Steel Wool album cover
Steel Wool

In 1975 I was asked to back up Rosalie Sorrels at a show that my brother was producing in Vermont.

I arrived in Vermont only to find that Rosalie had a medical emergency and would not be coming.

My brother phoned Philo Records, for whom Rosalie recorded, to ask if they had any ideas about filling her spot. Philo said that they had Jim Ringer and Mary McCaslin at the studio recording, and they would send them down to do the show.

That afternoon I met Mary and Jim, and I played the show with them that night.

Mary asked if I'd be free the next day to play on the record she was doing. And so began my relationship with Philo Records (and with Jim Ringer and Mary McCaslin!).

Over the next few years I played on several albums they made, as well as performing with them at their live shows when they came to the east coast. I also played on a number of other Philo records, for a number of artists. My memory is that I was flying up to Vermont every month or two.

At Philo during a session with Mary McCaslin. Sitting at my Single-14 Sierra. Photo by Eric Borg.
At Philo during a session

Along the way I started to think about the possibility of asking Scotty about playing at St. Louis, and the possibility of doing a record.

I realized that in both instances, I would want to play material that no one else played. If I played "Danny Boy" the audience could say, "Well, he didn't play it as good as Buddy (or Lloyd, or Curly, or Jimmy, etc.). But if I played original material, then there could be no comparison.

About this time I met Ken Bloom, a multi-instrumentalist from Chicago. Ken was in Philly playing the Philly Folk Festival, and we spent a few days playing music together. His breadth of musical knowledge was both refreshing and challenging.

I started fooling around with some tunes I found in the old "Fireside Book of Folk Songs," and I began to compose my own tunes.

The first I wrote I called "High Sierra"-- named for the state of my mind, and the instrument on which I was playing it. It happened so fast that I called a few steel players I knew to ask them if they ever heard it before. When it wasn't familiar to any of them, I assumed it was mine!

Ken Bloom at his electric zither, me at "The Steel." Photo by H. Armstrong Roberts III.
Ken Bloom & me

In 1977 I played St. Louis, with Ken Bloom as my main back-up. Most of the set was my original tunes.
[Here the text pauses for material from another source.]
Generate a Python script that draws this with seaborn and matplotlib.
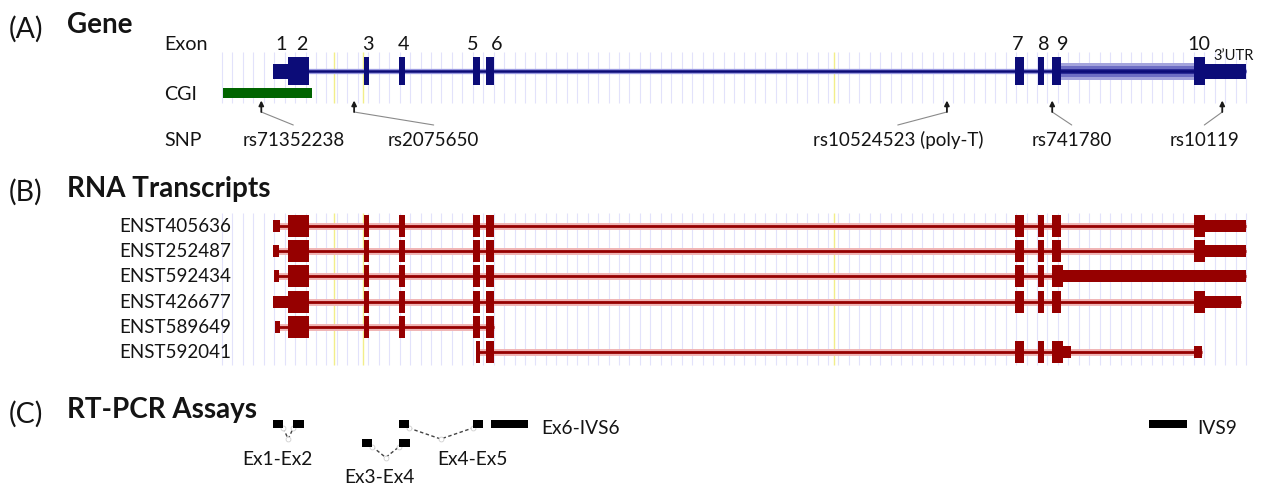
import numpy as np
import pandas as pd
import matplotlib
matplotlib.use("Agg")
import matplotlib.pyplot as plt
import seaborn as sns

# ---------------------------------------------------------------
# Data: positions in kb from the start of exon 1 (TOMM40 locus)
# ---------------------------------------------------------------
exon_labels = ["1", "2", "3", "4", "5", "6", "7", "8", "9", "10"]
exon_label_x = [0.10, 0.37, 1.21, 1.67, 2.56, 2.87, 9.55, 9.88, 10.13, 11.87]

gene_exon_start = [0.00, 0.19, 1.17, 1.62, 2.56, 2.73, 9.51, 9.81, 9.99, 11.81]
gene_exon_end = [0.19, 0.46, 1.23, 1.69, 2.65, 2.83, 9.63, 9.88, 10.10, 11.95]
gene_exon_coding = [0, 1, 1, 1, 1, 1, 1, 1, 1, 1]
gene_utr3 = [11.95, 12.47]
gene_alt_utr = [10.10, 11.81]

cgi_span = [-0.64, 0.50]
highlight_x = [0.78, 1.15, 7.19]

snp_ids = ["rs71352238", "rs2075650", "rs10524523 (poly-T)", "rs741780", "rs10119"]
snp_x = [-0.15, 1.04, 8.64, 9.99, 12.17]
snp_label_x = [0.26, 2.06, 8.01, 10.24, 11.94]

transcripts = ["ENST405636", "ENST252487", "ENST592434",
               "ENST426677", "ENST589649", "ENST592041"]
# blocks: (start, end, coding)
enst405636 = [(0.00, 0.09, 0), (0.19, 0.46, 1), (1.17, 1.23, 1), (1.62, 1.69, 1),
              (2.56, 2.65, 1), (2.73, 2.83, 1), (9.51, 9.63, 1), (9.81, 9.88, 1),
              (9.99, 10.10, 1), (11.81, 11.95, 1), (11.95, 12.47, 0)]
enst252487 = [(0.00, 0.08, 0), (0.19, 0.46, 1), (1.17, 1.23, 1), (1.62, 1.69, 1),
              (2.56, 2.65, 1), (2.73, 2.83, 1), (9.51, 9.63, 1), (9.81, 9.88, 1),
              (9.99, 10.10, 1), (11.81, 11.95, 1), (11.95, 12.48, 0)]
enst592434 = [(0.01, 0.08, 0), (0.19, 0.46, 1), (1.17, 1.23, 1), (1.62, 1.69, 1),
              (2.56, 2.65, 1), (2.73, 2.83, 1), (9.51, 9.63, 1), (9.81, 9.88, 1),
              (9.99, 10.13, 1), (10.13, 12.47, 0)]
enst426677 = [(0.00, 0.19, 0), (0.19, 0.46, 1), (1.17, 1.23, 1), (1.62, 1.69, 1),
              (2.56, 2.65, 1), (2.73, 2.83, 1), (9.51, 9.63, 1), (9.81, 9.88, 1),
              (9.99, 10.10, 1), (11.81, 11.95, 1), (11.95, 12.41, 0)]
enst589649 = [(0.02, 0.09, 0), (0.19, 0.46, 1), (1.17, 1.23, 1), (1.62, 1.69, 1),
              (2.56, 2.65, 1), (2.73, 2.83, 1)]
enst592041 = [(2.60, 2.65, 1), (2.73, 2.83, 1), (9.51, 9.63, 1), (9.81, 9.88, 1),
              (9.99, 10.13, 1), (10.13, 10.23, 0), (11.81, 11.91, 0)]
transcript_blocks = [enst405636, enst252487, enst592434,
                     enst426677, enst589649, enst592041]

assay_names = ["Ex1-Ex2", "Ex3-Ex4", "Ex4-Ex5", "Ex6-IVS6", "IVS9"]
assay_left = [(0.00, 0.13), (1.14, 1.27), (1.62, 1.74), (2.79, 3.27), (11.23, 11.72)]
assay_right = [(0.26, 0.40), (1.62, 1.75), (2.56, 2.69), None, None]
assay_tier = [0, 1, 0, 0, 0]
assay_label_x = [0.05, 1.36, 2.56, 3.44, 11.85]

# ---------------------------------------------------------------
# Layout (pixels of the 1264 x 484 canvas)
# ---------------------------------------------------------------
W, H = 1264, 484
PX_PER_KB = 78.0
PX_ORIGIN = 273.0
WIN = (-0.654, 12.474)

GENE_Y, GENE_TALL, GENE_THIN = 71, 28, 15
CGI_Y, CGI_H = 93, 10
ROW_Y0, ROW_STEP, TX_TALL, TX_THIN = 225.7, 25.3, 22, 12
TIER_Y = [424, 442.5]
PRIMER_H = 8

BLUE = "#0c0c78"
RED = "#960000"
GREEN = "#006400"
GRID = "#e2e2fb"
YELLOW = "#f2ee8a"
TXT = "#141414"

sns.set_theme(style="white")
plt.rcParams["font.family"] = ["Lato", "DejaVu Sans"]

fig = plt.figure(figsize=(W / 100, H / 100), dpi=100)
ax = fig.add_axes([0, 0, 1, 1])
ax.set_xlim(-PX_ORIGIN / PX_PER_KB, (W - PX_ORIGIN) / PX_PER_KB)
ax.set_ylim(H, 0)
ax.axis("off")


def ftext(x, y, s, **kw):
    fig.text(x / W, 1 - y / H, s, color=TXT, va="baseline", **kw)


def block(x0, x1, yc, h, color, z=3, **kw):
    ax.broken_barh([(x0, x1 - x0)], (yc - h / 2, h), facecolor=color,
                   edgecolor="none", linewidth=0, zorder=z, **kw)


# guide lines
grid_x = np.linspace(WIN[0], WIN[1], 99)
ax.vlines(grid_x, 52, 103, color=GRID, lw=0.8, zorder=0)
ax.vlines(grid_x, 213, 365, color=GRID, lw=0.8, zorder=0)
ax.vlines(highlight_x, 52, 103, color=YELLOW, lw=1.0, zorder=0)
ax.vlines(highlight_x, 213, 365, color=YELLOW, lw=1.0, zorder=0)

# ---------------- (A) Gene ----------------
ftext(9, 38, "(A)", fontsize=20.5)
ftext(67, 33, "Gene", fontsize=20, fontweight="bold")
ftext(164, 50, "Exon", fontsize=14.2)
ftext(164, 100, "CGI", fontsize=14.2)
ftext(164, 146, "SNP", fontsize=14.2)

gene_line = pd.DataFrame({"x": [gene_exon_start[0], gene_utr3[1]], "y": [GENE_Y, GENE_Y]})
sns.lineplot(data=gene_line, x="x", y="y", color="#9a9ae0", lw=3.8, ax=ax, zorder=1,
             solid_capstyle="butt")
sns.lineplot(data=gene_line, x="x", y="y", color=BLUE, lw=1.8, ax=ax, zorder=2,
             solid_capstyle="butt")
block(gene_alt_utr[0], gene_alt_utr[1], GENE_Y, 17, "#a4a4dc", z=1.5)
block(gene_alt_utr[0], gene_alt_utr[1], GENE_Y, 11, "#6e6ec4", z=1.6)
block(gene_alt_utr[0], gene_alt_utr[1], GENE_Y, 5, "#2c2c98", z=1.7)
for s, e, c in zip(gene_exon_start, gene_exon_end, gene_exon_coding):
    block(s, e, GENE_Y, GENE_TALL if c else GENE_THIN, BLUE)
block(gene_utr3[0], gene_utr3[1], GENE_Y, GENE_THIN, BLUE)
for lab, x in zip(exon_labels, exon_label_x):
    ax.text(x, 50, lab, fontsize=14.2, ha="center", va="baseline", color=TXT)
ax.text(12.06, 60, "3\u2019UTR", fontsize=10.5, ha="left", va="baseline", color=TXT)

block(cgi_span[0], cgi_span[1], CGI_Y, CGI_H, GREEN)

for sid, x, lx in zip(snp_ids, snp_x, snp_label_x):
    ax.annotate("", xy=(x, 100.5), xytext=(x, 112),
                arrowprops=dict(arrowstyle="-|>", color="k", lw=1.3,
                                mutation_scale=7, shrinkA=0, shrinkB=0))
    ax.plot([x, lx], [112, 125], color="#8a8a8a", lw=0.8)
    ax.text(lx, 146, sid, fontsize=13.5, ha="center", va="baseline", color=TXT)

# ---------------- (B) RNA transcripts ----------------
ftext(9, 201, "(B)", fontsize=20.5)
ftext(67, 197, "RNA Transcripts", fontsize=20, fontweight="bold")

rows = []
for i, (name, blocks) in enumerate(zip(transcripts, transcript_blocks)):
    y = ROW_Y0 + i * ROW_STEP
    rows.append({"transcript": name, "x": blocks[0][0], "y": y})
    rows.append({"transcript": name, "x": blocks[-1][1], "y": y})
tx_lines = pd.DataFrame(rows)
sns.lineplot(data=tx_lines, x="x", y="y", units="transcript", estimator=None,
             color="#f0b4b4", lw=5.0, ax=ax, zorder=1, legend=False,
             solid_capstyle="butt")
sns.lineplot(data=tx_lines, x="x", y="y", units="transcript", estimator=None,
             color=RED, lw=2.0, ax=ax, zorder=2, legend=False,
             solid_capstyle="butt")

for i, (name, blocks) in enumerate(zip(transcripts, transcript_blocks)):
    y = ROW_Y0 + i * ROW_STEP
    for s, e, c in blocks:
        block(s, e, y, TX_TALL if c else TX_THIN, RED)
    ftext(231, y + 6, name, fontsize=13.5, ha="right")

# ---------------- (C) RT-PCR assays ----------------
ftext(9, 423, "(C)", fontsize=20.5)
ftext(67, 418, "RT-PCR Assays", fontsize=20, fontweight="bold")

for name, left, right, tier, lx in zip(assay_names, assay_left, assay_right,
                                       assay_tier, assay_label_x):
    y = TIER_Y[tier]
    block(left[0], left[1], y, PRIMER_H, "black")
    if right is not None:
        block(right[0], right[1], y, PRIMER_H, "black")
        yb = y + PRIMER_H / 2
        mid = (left[1] + right[0]) / 2
        ax.plot([left[1], mid, right[0]], [yb, yb + 11, yb], ls=(0, (2.5, 1.8)),
                color="#444444", lw=1.0, marker="o", ms=3.5, mfc="white",
                mec="#d0d0d0", mew=0.6, zorder=2)
        by = 465 if tier == 0 else 483
        ax.text(lx, by, name, fontsize=13.8, ha="center", va="baseline", color=TXT)
    else:
        ax.text(lx, 434, name, fontsize=13.8, ha="left", va="baseline", color=TXT)

fig.savefig("out.png", dpi=100)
By the fall of 1977 I approached Philo with the idea of a solo record. They agreed to do so, and provided a specified budget.

I contacted Bloom, and he agreed to be the producer. He came east for a week and we worked on a number of tunes. I then sent him a tape of all I was thinking about doing, and he said he'd work out some arrangements.

The studio date was set, and the musicians, all from the Philo "stable" and with whom I've worked before, were sent tapes to familiarize them with the material.

Bloom came to Philly in February 1978, and we drove up to Vermont. He had full charts and arrangements for everything. It was one of the most organized sessions ever done at Philo. We got the whole thing recorded in two days, including all the over-dubbing.

Head Works (Winston), from "Steel Wool" Philo 1058 (out of print) Arrangement by Ken Bloom. (1.7Mb)

On a tune like "Head Works" Bloom outlined the whole tune, what the drummer should play when, what the bass should be doing where-- the whole thing. When we got done, it sounded very empty. "Trust me," says Bloom. I did. The next day he overlaid a clarinet solo, and then three saxophone parts. It all filled out beautifully.

A week later we flew up for a weekend to do the final mixing and to add two tunes. At the same time we shot the cover.

The album was to be called "Steel Wool," and the cover concept, the steel among sheep, was suggested by a friend, Lynn Hughes. I wanted both black and white sheep. We joked about blowing the whole budget by flying to New Zealand to do the shot. It turned out that one of the premier herds of black sheep was located about five miles from the recording studio. We showed up, put the steel in the barn, and let the sheep circulate. Six rolls were taken-- 72 shots-- and we found only two that would work.

I prepared the inside art-work for the record. I also assembled a book of tablature to go with the record. I over anticipated the desire for such a book. I had 2,000 printed, and about 1,500 became fuel for my brother's wood stove a few years later.

The record broke even. When the printing of 3,000 were sold, it was not re-printed. When Philo closed, the master tapes went to Rounder records, and were either recorded over or were lost.

In 1992 Tom Bradshaw from Pedal Steel Guitar Products reproduced the record as a tape. Copies still might be available from the Steel Guitar Forum.